Montage of prominent Israeli politicians, ahead of September 17 elections. (Flash90)
Montage of prominent Israeli politicians, ahead of September 17 elections. (Flash90)

Showing Benjamin Netanyahu several seats short of a clear path to a majority coalition, the three TV exit polls published at the end of voting on Tuesday night suggested that Israeli politics have been thrown wide open after a decade of his rule. If, that is, they are accurate.

Five months ago, two of the three polls proved fairly close to the actual results, while the third, on Channel 12, significantly overestimated the prime ministerial prospects of Blue and White centrist party leader Benny Gantz. Tuesday’s polls, by contrast, were fairly consistent, and all of them showed Netanyahu in trouble.

Blue and White immediately hailed a revolution. “The Netanyahu era is over,” said one of its Knesset members, former Netanyahu aide Yoaz Hendel. Netanyahu’s Likud, by contrast, was unsurprisingly taking a wait-and-see attitude. Minister Tzachi Hanegbi, for instance, professed he was “convinced” that the genuine results, flowing in over the next few hours, would show the TV polls to be wrong, and that Netanyahu would continue to lead Israel “for the next five years.”

Indeed, past elections have frequently seen Likud support underestimated in TV polls, and rising with the real results. Most famously, in 1996, Labor’s Shimon Peres, assuming the exit polls were accurate, went to bed believing he had won the election, and woke up to find that Netanyahu had narrowly defeated him.

A slight shift in the numbers, after all, can have significant consequences for the balance of power between competing parties, and most importantly between competing blocs of allied parties. Tuesday’s exit polls, for instance, showed the extremist Otzma Yehudit failing to clear the 3.25% threshold for Knesset representation on the right, while Labor-Gesher and the Democratic Camp were not far above the threshold, heading for five seats each, on the left. Shifts in those numbers would remake the electoral arithmetic.

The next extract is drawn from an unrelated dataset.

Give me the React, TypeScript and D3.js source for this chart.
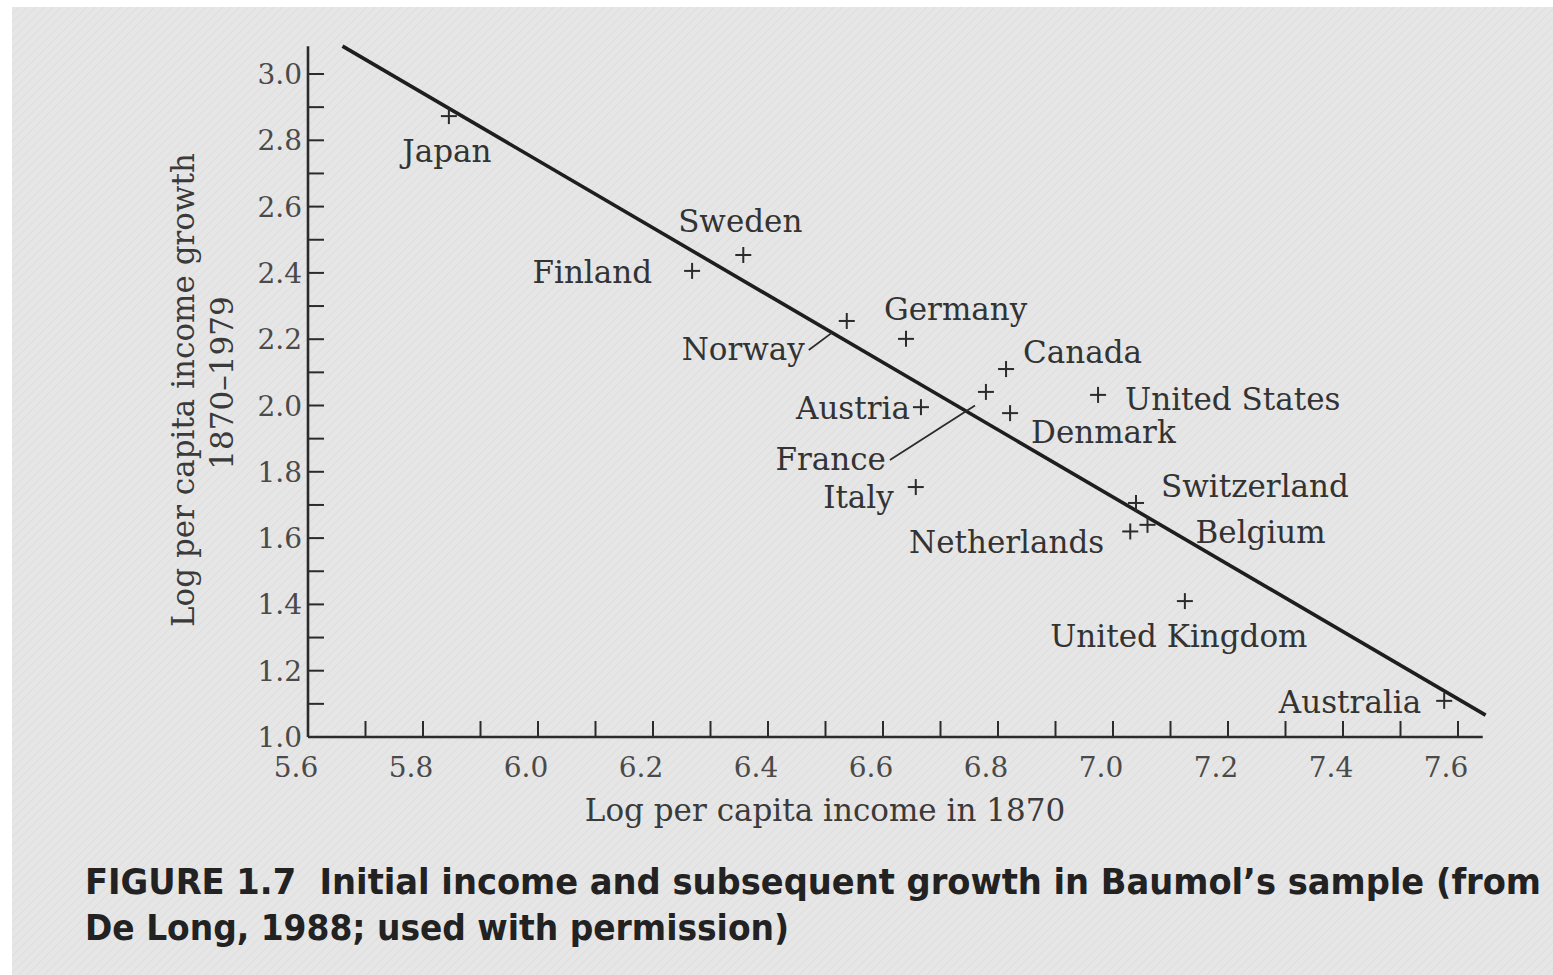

If the polls prove reasonably true, however, in order to retain power Netanyahu would have to partner with allies who have insisted on avoiding him thus far. Were Yisrael Beytenu’s Avigdor Liberman — heading for 8-10 seats in the exit polls, and thus a potential big winner in these elections — to join forces with Netanyahu and his other right-wing and ultra-Orthodox allies, for instance, the prime minister would have a majority. But it was Liberman who helped precipitate these elections by refusing to sit in government with the ultra-Orthodox after April’s elections, and he reiterated that commitment, pledging to work for a “liberal, nationalist, wide” government, in a speech two hours after the polls closed.

Gantz, leader of Blue and White, for his part, said during the campaign that he sought to lead a “secular unity coalition” — including Likud and Yisrael Beytenu. But he also said it would have to be a Likud that discards Netanyahu, who Gantz charges has long overstayed his welcome, especially given the corruption indictment the prime minister may soon face.

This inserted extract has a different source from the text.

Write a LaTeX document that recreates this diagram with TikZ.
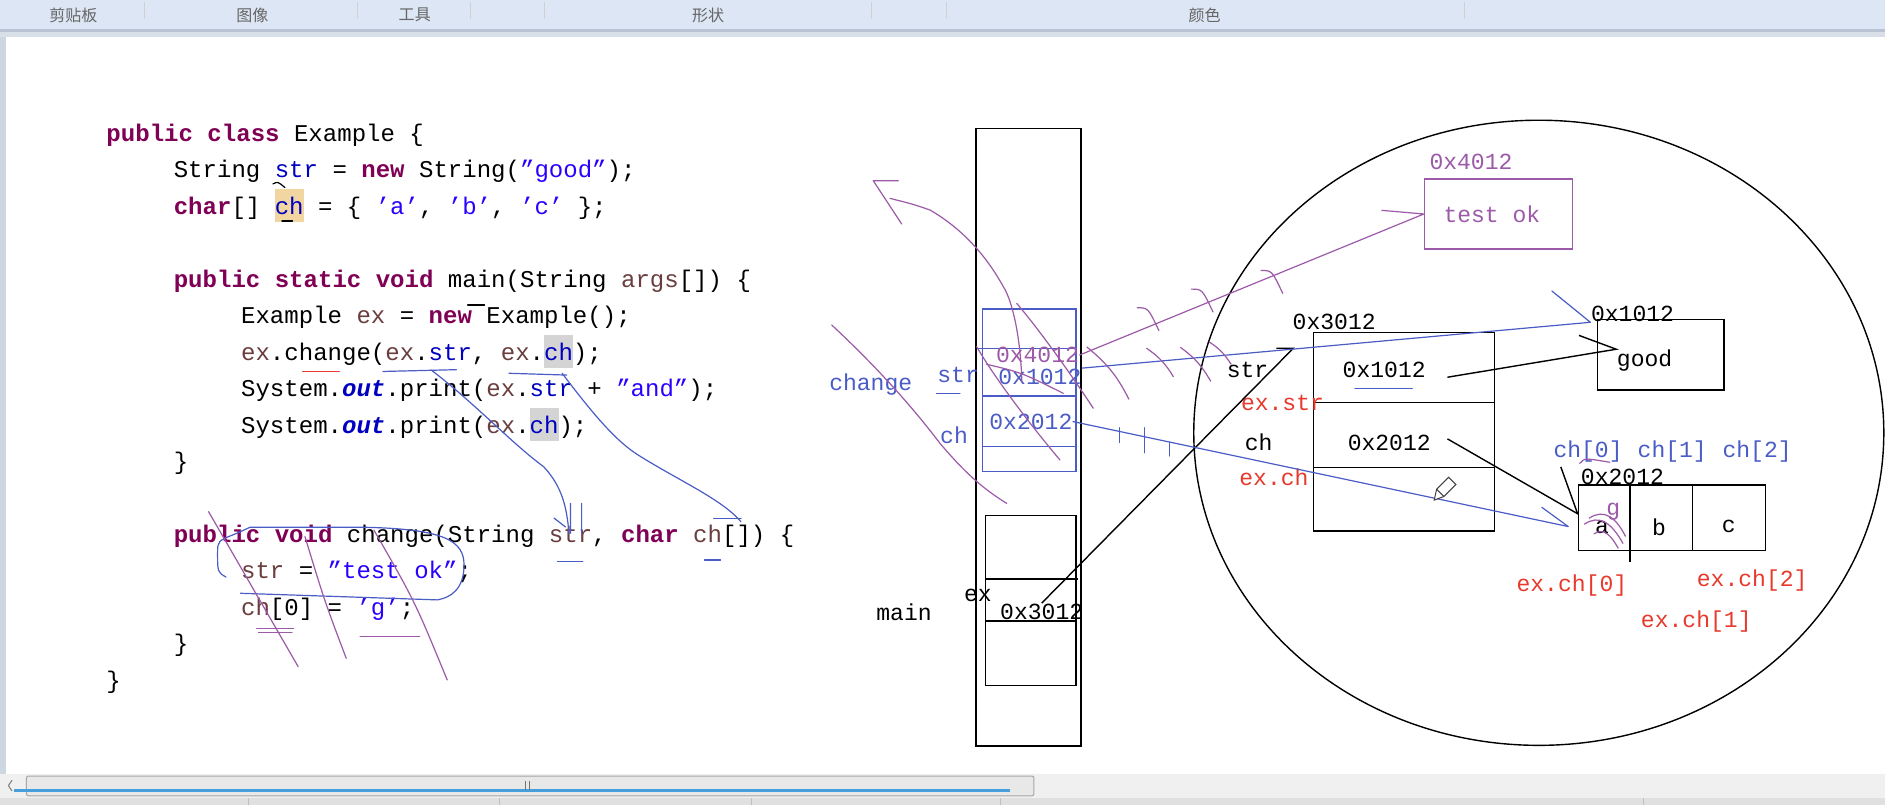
\documentclass[tikz,border=0pt]{standalone}
\usepackage{fontspec}
\setmonofont{Liberation Mono}
\newfontfamily\cjkfont{Noto Sans CJK SC}
\usetikzlibrary{positioning}

\definecolor{kwcol}{HTML}{7F0055}
\definecolor{fldcol}{HTML}{0000C0}
\definecolor{strcol}{HTML}{2A00FF}
\definecolor{loccol}{HTML}{6A3E3E}
\definecolor{penblue}{HTML}{4A5CC6}
\definecolor{penpurple}{HTML}{9C5AA8}
\definecolor{penred}{HTML}{E8392C}
\definecolor{barblue}{HTML}{DCE6F4}
\definecolor{barline}{HTML}{B8C4D4}
\definecolor{hltan}{HTML}{F2D6A2}
\definecolor{hlgray}{HTML}{D4D4D4}

\newcommand\kw[1]{{\bfseries\color{kwcol}#1}}
\newcommand\fld[1]{{\color{fldcol}#1}}
\newcommand\jstr[1]{{\color{strcol}#1}}
\newcommand\loc[1]{{\color{loccol}#1}}
\newcommand\sfld[1]{{\bfseries\itshape\color{fldcol}#1}}
\newcommand\hlbox[2]{{\setlength\fboxsep{0pt}\colorbox{#1}{\rule[-0.32em]{0pt}{1.36em}#2}}}

\begin{document}
\begin{tikzpicture}[x=0.6pt,y=-0.6pt,line width=0.7pt,
  code/.style={anchor=base west,inner sep=0pt,font=\fontsize{12}{14}\selectfont\ttfamily},
  lbl/.style={inner sep=0pt,font=\fontsize{11.5}{13}\selectfont\ttfamily},
  box/.style 2 args={draw,inner sep=0pt,minimum width=#1*0.6pt,minimum height=#2*0.6pt},
  pen/.style={line width=0.6pt,line cap=round,line join=round},
  tb/.style={inner sep=0pt,font=\fontsize{8}{9}\selectfont\cjkfont,text=black!60}]
\useasboundingbox (0,0) rectangle (1568,670);
\fill[white] (0,0) rectangle (1568,670);
\fill[barblue] (0,0) rectangle (1568,24);
\fill[barline] (0,24) rectangle (1568,26.5);
\fill[barline!55] (0,26.5) rectangle (1568,31);
\fill[barline!70] (0,31) rectangle (5,644);
\foreach \x/\t [count=\i] in {61/剪贴板,210/图像,345/工具,589/形状,1002/颜色}
  \node[tb] (tb\i) at (\x,12.5) {\t};
\foreach \x in {120,297,391,453,725,787,1218}
  \draw[black!18,line width=0.4pt] (\x,2) -- (\x,16);
\fill[black!6] (0,644) rectangle (1568,664);
\draw[black!35,fill=black!9,rounded corners=1pt,line width=0.5pt] (22,645.5) rectangle (860,662);
\draw[cyan!70!blue!75,line width=1.3pt] (12,657.5) -- (840,657.5);
\draw[black!55,line width=0.5pt] (437,650) -- (437,657) (440.5,650) -- (440.5,657);
\draw[black!50,line width=0.5pt] (10,649) -- (7,653.5) -- (10,658);
\fill[black!12] (0,664) rectangle (1568,670);
\foreach \x in {207,415,625,832,1367}
  \draw[black!25,line width=0.4pt] (\x,664) -- (\x,670);

\node[code] (c0) at (88,117.5) {\kw{public} \kw{class} Example \{};
\node[code] (c1) at (144,147.8) {String \fld{str} = \kw{new} String(\jstr{”good”});};
\node[code] (c2) at (144,178.2) {\kw{char}[] \hlbox{hltan}{\fld{ch}} = \{ \jstr{’a’}, \jstr{’b’}, \jstr{’c’} \};};
\node[code] (c4) at (144,238.8) {\kw{public} \kw{static} \kw{void} main(String \loc{args}[]) \{};
\node[code] (c5) at (200,269.2) {Example \loc{ex} = \kw{new} Example();};
\node[code] (c6) at (200,299.5) {\loc{ex}.change(\loc{ex}.\fld{str}, \loc{ex}.\hlbox{hlgray}{\fld{ch}});};
\node[code] (c7) at (200,329.8) {System.\sfld{out}.print(\loc{ex}.\fld{str} + \jstr{”and”});};
\node[code] (c8) at (200,360.2) {System.\sfld{out}.print(\loc{ex}.\hlbox{hlgray}{\fld{ch}});};
\node[code] (c9) at (144,390.5) {\}};
\node[code] (c11) at (144,451.2) {\kw{public} \kw{void} change(String \loc{str}, \kw{char} \loc{ch}[]) \{};
\node[code] (c12) at (200,481.5) {\loc{str} = \jstr{”test ok”};};
\node[code] (c13) at (200,511.8) {\loc{ch}[0] = \jstr{’g’};};
\node[code] (c14) at (144,542.2) {\}};
\node[code] (c15) at (88,572.5) {\}};

\draw[pen] (389,253.7) -- (403,253.7);
\draw[pen] (227,153) .. controls (231,151) .. (237,156);
\draw[pen] (234.5,183.8) -- (243.3,183.8);
\draw[pen,penred] (251.8,309.2) -- (282.3,309.2);
\draw[pen,penblue] (318.6,309) -- (379.7,307.5) (423.4,310.5) -- (471.4,312);
\draw[pen,penblue] (358.7,307.8) .. controls (395,335.5) and (425.6,368.7) .. (452.2,388.2)
  .. controls (467.6,404.8) and (471.4,421.5) .. (473.3,443.6);
\draw[pen,penblue] (474.6,418.7) -- (474.6,443.6) (483.8,418.7) -- (483.8,443.6) (460.8,430.9) -- (470.4,438.4);
\draw[pen,penblue] (467.6,310.5) .. controls (490,340) and (510,365) .. (530,378)
  .. controls (565,400) and (600,415) .. (616.4,434);
\draw[pen,penblue] (593.6,431.2) -- (616.5,431.2);
\draw[pen,penblue] (463.7,467.2) -- (484.7,467.2) (586,465.8) -- (599.3,465.8);
\draw[pen,penblue] (188,480) .. controls (181,476) .. (181,460) .. controls (181,450) .. (196,444)
  -- (208,438.6) -- (303,438.6) .. controls (370,440) and (386,450) .. (386,470)
  .. controls (386,490) and (375,497) .. (364,499) -- (200,493.5);
\draw[pen,penpurple] (173.5,425.6) .. controls (210,490) .. (248,554.5);
\draw[pen,penpurple] (253.7,446.4) .. controls (270,500) .. (288,547.6);
\draw[pen,penpurple] (311,440.9) .. controls (345,500) .. (372,565.6);
\draw[pen,penpurple] (213.6,522.6) -- (244.2,522.6) (215,525.8) -- (243,525.8);
\draw[pen,penpurple] (299.5,529.6) -- (349.2,529.6);

\node[box={87.3}{513.5}] (stack) at (855.5,363.8) {};
\node[box={77.6}{135},draw=penblue] (chfrm) at (856.2,324.5) {};
\draw[penblue] (812.8,290) -- (895,290) (817.4,329.4) -- (895,329.4) (817.4,371.5) -- (895,371.5);
\node[box={75}{141}] (mainfrm) at (857.5,499.5) {};
\draw (820,481.6) -- (897,481.6) (820,516.6) -- (895,516.6);
\node[lbl,text=penblue] (chg) at (724.3,320.2) {change};
\node[lbl,text=penblue] (sstr) at (797,312) {str};
\node[lbl,text=penblue] (sch) at (793.6,361.8) {ch};
\node[lbl,text=penpurple] (stk4012) at (863,295.3) {0x4012};
\node[lbl,text=penblue] (stk1012) at (865,313.3) {0x1012};
\node[lbl,text=penblue] (stk2012) at (857.5,350.7) {0x2012};
\node[lbl] (mainl) at (752,509) {main};
\node[lbl] (exl) at (813.5,495) {ex};
\node[lbl] (stk3012) at (866.5,508.8) {0x3012};
\draw[pen,penblue] (779,327.2) -- (798.5,327.2);

\draw (1280,360) ellipse [x radius=172.2pt, y radius=156pt];
\node[box={123}{58},draw=penpurple] (tbox) at (1246.5,178) {};
\node[box={150.6}{165}] (obj) at (1167.7,359.2) {};
\draw (1092.4,335) -- (1243,335) (1092.4,389) -- (1243,389);
\node[box={105}{58.4}] (gbox) at (1381.5,295.2) {};
\node[box={155.7}{54.6}] (arr) at (1390.75,430.7) {};
\draw (1355.9,403.4) -- (1355.9,467.2) (1407.7,403.4) -- (1407.7,458);

\node[lbl,text=penpurple] (h4012) at (1223.6,135) {0x4012};
\node[lbl,text=penpurple] (tok) at (1241,178) {test ok};
\node[lbl] (h3012) at (1109.8,267.6) {0x3012};
\node[lbl] (o1012) at (1151.4,307.8) {0x1012};
\node[lbl] (o2012) at (1155.6,368.4) {0x2012};
\node[lbl] (ostr) at (1037.7,307.8) {str};
\node[lbl,text=penred] (oexstr) at (1066.8,335.5) {ex.str};
\node[lbl] (och) at (1047,367.7) {ch};
\node[lbl,text=penred] (oexch) at (1059.7,397.4) {ex.ch};
\node[lbl] (h1012) at (1358,261) {0x1012};
\node[lbl] (good) at (1368,300) {good};
\foreach \x/\i in {1321/0,1391/1,1461.6/2}
  \node[lbl,text=penblue] (ch\i) at (\x,375.8) {ch[\i]};
\node[lbl] (h2012) at (1349.6,396.5) {0x2012};
\node[lbl] (ea) at (1332.5,439) {a};
\node[lbl] (eb) at (1380,439) {b};
\node[lbl] (ec) at (1438,438) {c};
\node[lbl,text=penpurple] (eg) at (1342,425.6) {g};
\node[lbl,text=penred] (exch0) at (1307.5,487.2) {ex.ch[0]};
\node[lbl,text=penred] (exch2) at (1457.5,482.5) {ex.ch[2]};
\node[lbl,text=penred] (exch1) at (1411,517.4) {ex.ch[1]};
\draw[pen,penblue] (1127.1,323) -- (1174.8,323);
\draw[pen,penpurple] (1314,385.5) .. controls (1318,381) .. (1339,384.5);

\coordinate (objin) at (1075.8,289.7);
\coordinate (arrin) at (1304.5,438);
\draw (stk3012.north) -- (objin) -- ++(-14,0);
\draw[pen,penpurple] (stk4012.east) -- (tbox.west) -- ++(-35,-3);
\draw[pen,penblue] (stk1012.north east) -- (h1012.south west) -- ++(-32,-26);
\draw[pen,penblue] (stk2012.east) -- (arrin) -- ++(-22,-16);
\draw ([xshift=10.5pt,yshift=-3.6pt]o1012.east) -- (good.north west) -- ++(-31,-11.5);
\draw ([xshift=8pt,yshift=2pt]o2012.east) -- ([yshift=2pt]arr.west) -- ++(-14,-39);

\foreach \x/\y in {955/266,1000/250.5,1058/235}
  \draw[pen,penpurple] (\x-9,\y-10) .. controls (\x,\y-10) .. (\x+9,\y+9);
\foreach \a/\b/\c/\d in {904/288.6/939/332,953.8/289.7/976/313.3,982/289/1007/317,1006/284.5/1024/303}
  \draw[pen,penpurple] (\a,\b) to[bend left=12] (\c,\d);
\foreach \x/\a/\b in {931.3/355.7/368.2,951.9/355.7/376.6,972.6/368.2/379.3}
  \draw[pen,penblue] (\x,\a) -- (\x,\b);

\draw[pen,penpurple] (850,318) .. controls (849,280) and (842,250) .. (834.6,238.5)
  .. controls (820,212) and (800,190) .. (773.6,174.7) .. controls (760,170) .. (740.3,165);
\draw[pen,penpurple] (747.2,150.3) -- (726.4,150.3) -- (750,186.3);
\draw[pen,penpurple] (691.8,270.3) .. controls (732,307.8) and (760,340) .. (781.9,368.8)
  .. controls (800,390) and (815,405) .. (837.4,418.7);
\draw[pen,penpurple] (845.7,252.3) .. controls (865,275) and (890,310) .. (909.4,339.6);
\draw[pen,penpurple] (812.4,288.4) .. controls (825,310) and (850,345) .. (881.7,382.6);
\draw[pen,penpurple] (820.7,303) .. controls (850,310) .. (884.5,327.2);

\draw[pen,penpurple] (1318,436) .. controls (1330,428) and (1340,434) .. (1350,452);
\draw[pen,penpurple] (1322,431) .. controls (1334,423) and (1344,430) .. (1352,446);
\draw[pen,penpurple] (1326,444) .. controls (1334,439) and (1340,445) .. (1346,456);
\draw[black!75,line width=0.5pt,fill=white] (1193,416) -- (1195,407) -- (1205,397) -- (1211,403) -- (1201,413) -- cycle;
\draw[black!75,line width=0.5pt] (1195,407) -- (1201,413);
\end{tikzpicture}
\end{document}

Such a coalition, should it take shape, would put the ultra-Orthodox parties out of government. It could leave the right-wing Yemina out of government, with major implications for the settlement movement, so recently promised imminent annexation by Netanyahu.

After he failed to muster a majority following April’s elections, despite even trying to lure away members of the Labor party, Netanyahu ordered his Likud MKs to vote to dissolve the Knesset rather than allow Gantz the chance to try to form a government. They all dutifully did so.

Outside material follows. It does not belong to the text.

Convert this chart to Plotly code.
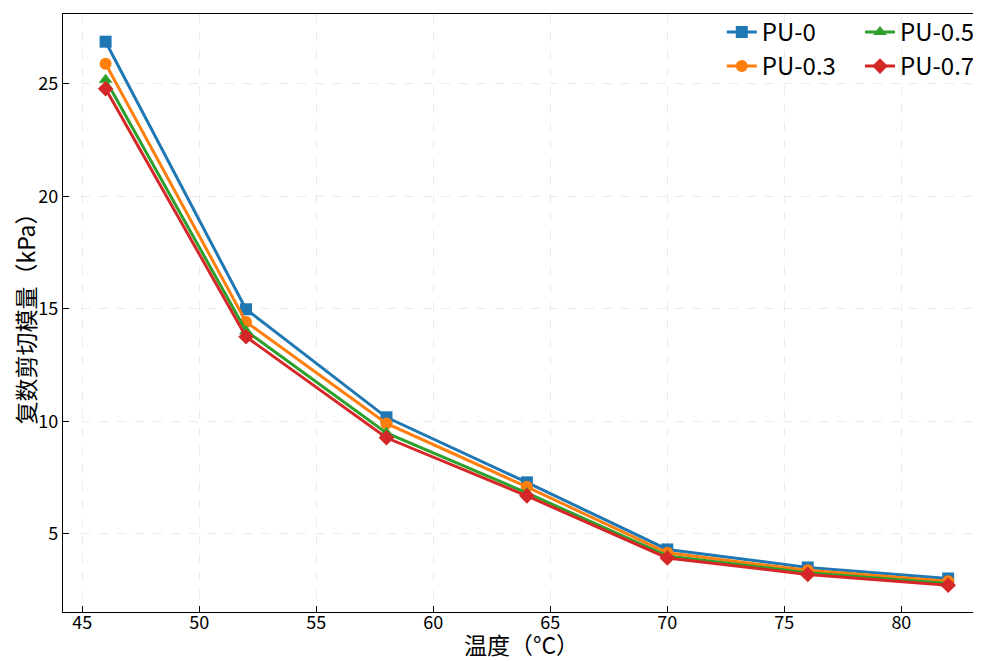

If the exit polls prove accurate, and Netanyahu again finds himself several seats short of a coalition majority, and unable to pry away support from unlikely parts of the political spectrum, a key question will be whether his newly elected Likud Knesset members will again stick resolutely with him.

In the immediate aftermath of the exit polls, numerous Likud MKs insisted Netanyahu would remain their leader. They too, like the rest of Israel, of course, were awaiting the real results.